I am a Cuban-born interdisciplinary artist whose work discusses issues of migration and the effects of displacement trauma on the body. I use performance, video installations, photography, and costume design within my work. Because of my positionality as a Cuban immigrant, I created an alter-ego, Cuquita The Cuban Doll, as a strategy for rebuilding a cultural home within the U.S. art scene, where I often do not feel included or represented. Through my alter-ego, I illustrate how I inhabit an in-between cultural space of belonging and nonbelonging and address feminist marginalization while poking fun at the misogynistic and racist stereotypes that particularly plague Latinas in the U.S. My alter-ego references ‘cuquitas cubanas’, a paper doll cutout distributed in magazines in Cuba during my childhood; instead of Barbies, I played with Cuquitas and Cuquita The Cuban Doll is how I render myself visible within this U.S context.
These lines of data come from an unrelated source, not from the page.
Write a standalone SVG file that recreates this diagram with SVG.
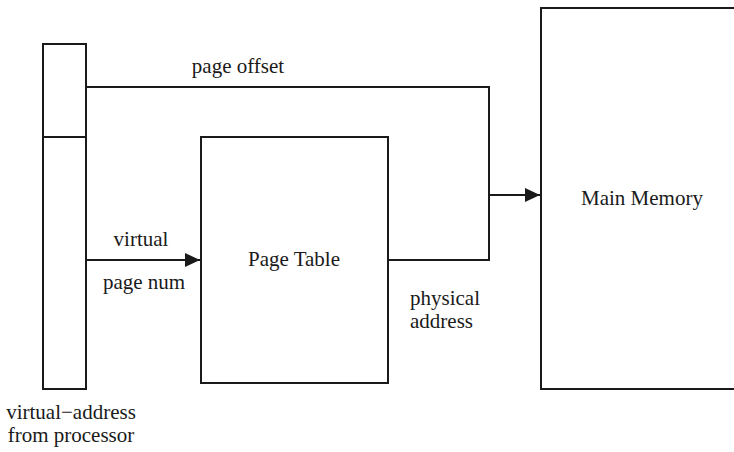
<svg xmlns="http://www.w3.org/2000/svg" width="734" height="452" viewBox="0 0 734 452">
<style>
.box{fill:#fff;stroke:#1a1a1a;stroke-width:2}
.ln{fill:none;stroke:#1a1a1a;stroke-width:2}
text{font-family:"Times New Roman","Liberation Serif","DejaVu Serif",serif;font-size:21px;fill:#1a1a1a}
</style>
<defs>
<marker id="ah" markerWidth="15" markerHeight="14" refX="15" refY="7" orient="auto" markerUnits="userSpaceOnUse">
<path d="M0,0 L15,7 L0,14 Z" fill="#1a1a1a"/>
</marker>
</defs>
<g id="connectors">
<polyline class="ln" points="86,87 489,87 489,260 388,260"/>
<line class="ln" x1="489" y1="195" x2="540" y2="195" marker-end="url(#ah)"/>
<line class="ln" x1="86" y1="260" x2="200" y2="260" marker-end="url(#ah)"/>
</g>
<g id="virtual-address">
<rect class="box" x="43" y="44" width="43" height="345"/>
<line class="ln" x1="43" y1="137" x2="86" y2="137"/>
<text x="71" y="419" text-anchor="middle">virtual−address</text>
<text x="71" y="442" text-anchor="middle">from processor</text>
</g>
<g id="page-table">
<rect class="box" x="201" y="137" width="187" height="246"/>
<text x="294" y="266" text-anchor="middle">Page Table</text>
</g>
<g id="main-memory">
<rect class="box" x="541" y="8" width="200" height="381"/>
<text x="642" y="205" text-anchor="middle">Main Memory</text>
</g>
<g id="labels">
<text x="238" y="73" text-anchor="middle">page offset</text>
<text x="141" y="246" text-anchor="middle">virtual</text>
<text x="144" y="289" text-anchor="middle">page num</text>
<text x="410" y="305">physical</text>
<text x="410" y="328">address</text>
</g>
</svg>
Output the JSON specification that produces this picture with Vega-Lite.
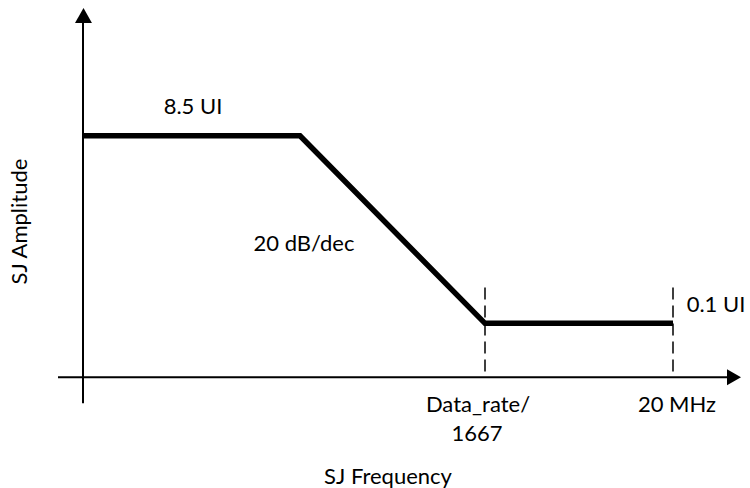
{
  "$schema": "https://vega.github.io/schema/vega-lite/v6.json",
  "width": 750,
  "height": 488,
  "padding": 0,
  "autosize": {"type": "fit", "contains": "padding"},
  "config": {"view": {"stroke": null}},
  "background": "white",
  "datasets": {
    "axes": [
      {"x": 83, "y": 84, "x2": 83, "y2": 466},
      {"x": 58, "y": 110, "x2": 728, "y2": 110}
    ],
    "dashes": [
      {"x": 485, "y": 200, "x2": 485, "y2": 110},
      {"x": 673, "y": 200, "x2": 673, "y2": 110}
    ],
    "mask": [
      {"x": 83, "y": 352},
      {"x": 300, "y": 352},
      {"x": 485, "y": 164},
      {"x": 673, "y": 164}
    ],
    "upArrow": [{"x": 83.5, "y": 472.5}],
    "rightArrow": [{"x": 734, "y": 110}],
    "labels": [
      {"x": 193, "y": 381, "text": "8.5 UI"},
      {"x": 304, "y": 244, "text": "20 dB/dec"},
      {"x": 716, "y": 182, "text": "0.1 UI"},
      {"x": 478, "y": 82, "text": "Data_rate/"},
      {"x": 477, "y": 53, "text": "1667"},
      {"x": 677, "y": 82, "text": "20 MHz"},
      {"x": 388, "y": 10, "text": "SJ Frequency"}
    ],
    "ylabel": [{"x": 20, "y": 266, "text": "SJ Amplitude"}]
  },
  "encoding": {
    "x": {"field": "x", "type": "quantitative", "scale": {"domain": [0, 750], "nice": false, "zero": false}, "axis": null},
    "y": {"field": "y", "type": "quantitative", "scale": {"domain": [0, 488], "nice": false, "zero": false}, "axis": null}
  },
  "layer": [
    {
      "data": {"name": "axes"},
      "mark": {"type": "rule", "color": "black", "strokeWidth": 2},
      "encoding": {"x2": {"field": "x2"}, "y2": {"field": "y2"}}
    },
    {
      "data": {"name": "dashes"},
      "mark": {"type": "rule", "color": "black", "strokeWidth": 1.5, "strokeDash": [12, 6]},
      "encoding": {"x2": {"field": "x2"}, "y2": {"field": "y2"}}
    },
    {
      "data": {"name": "mask"},
      "mark": {"type": "line", "color": "black", "strokeWidth": 5.5, "strokeJoin": "miter", "strokeCap": "butt"},
      "encoding": {"order": {"field": "x", "type": "quantitative"}}
    },
    {
      "data": {"name": "upArrow"},
      "mark": {"type": "point", "filled": true, "color": "black", "opacity": 1, "size": 225, "shape": "M0,-1L1.13,1L-1.13,1Z"}
    },
    {
      "data": {"name": "rightArrow"},
      "mark": {"type": "point", "filled": true, "color": "black", "opacity": 1, "size": 196, "shape": "M1,0L-1,1.14L-1,-1.14Z"}
    },
    {
      "data": {"name": "labels"},
      "mark": {"type": "text", "font": "Lato", "fontSize": 22, "color": "black", "align": "center", "baseline": "middle"},
      "encoding": {"text": {"field": "text"}}
    },
    {
      "data": {"name": "ylabel"},
      "mark": {"type": "text", "font": "Lato", "fontSize": 22, "color": "black", "align": "center", "baseline": "middle", "angle": 270},
      "encoding": {"text": {"field": "text"}}
    }
  ]
}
As a child, I endured the trauma of living through the great economic depression in Cuba. During this time, I found refuge within myself and understood my body as a space for survival. I build my work from part of this autobiographical story and this in turn becomes a platform where I get to share the vulnerability, displacement, and otherness that I have experienced. Through my work, I raise critical questions about the erasure of Latina diasporic artists within the U.S. art system and encourage viewers to reflect on issues of discrimination and social injustice. My background as a fashion designer supports me with expanding the aesthetic of Cuquita The Cuban Doll by crafting unique costumes that shift the behavioral patterns of my body. These shifts in embodied presence illuminate the themes I am wrestling with, through and beyond the artistic spaces I occupy.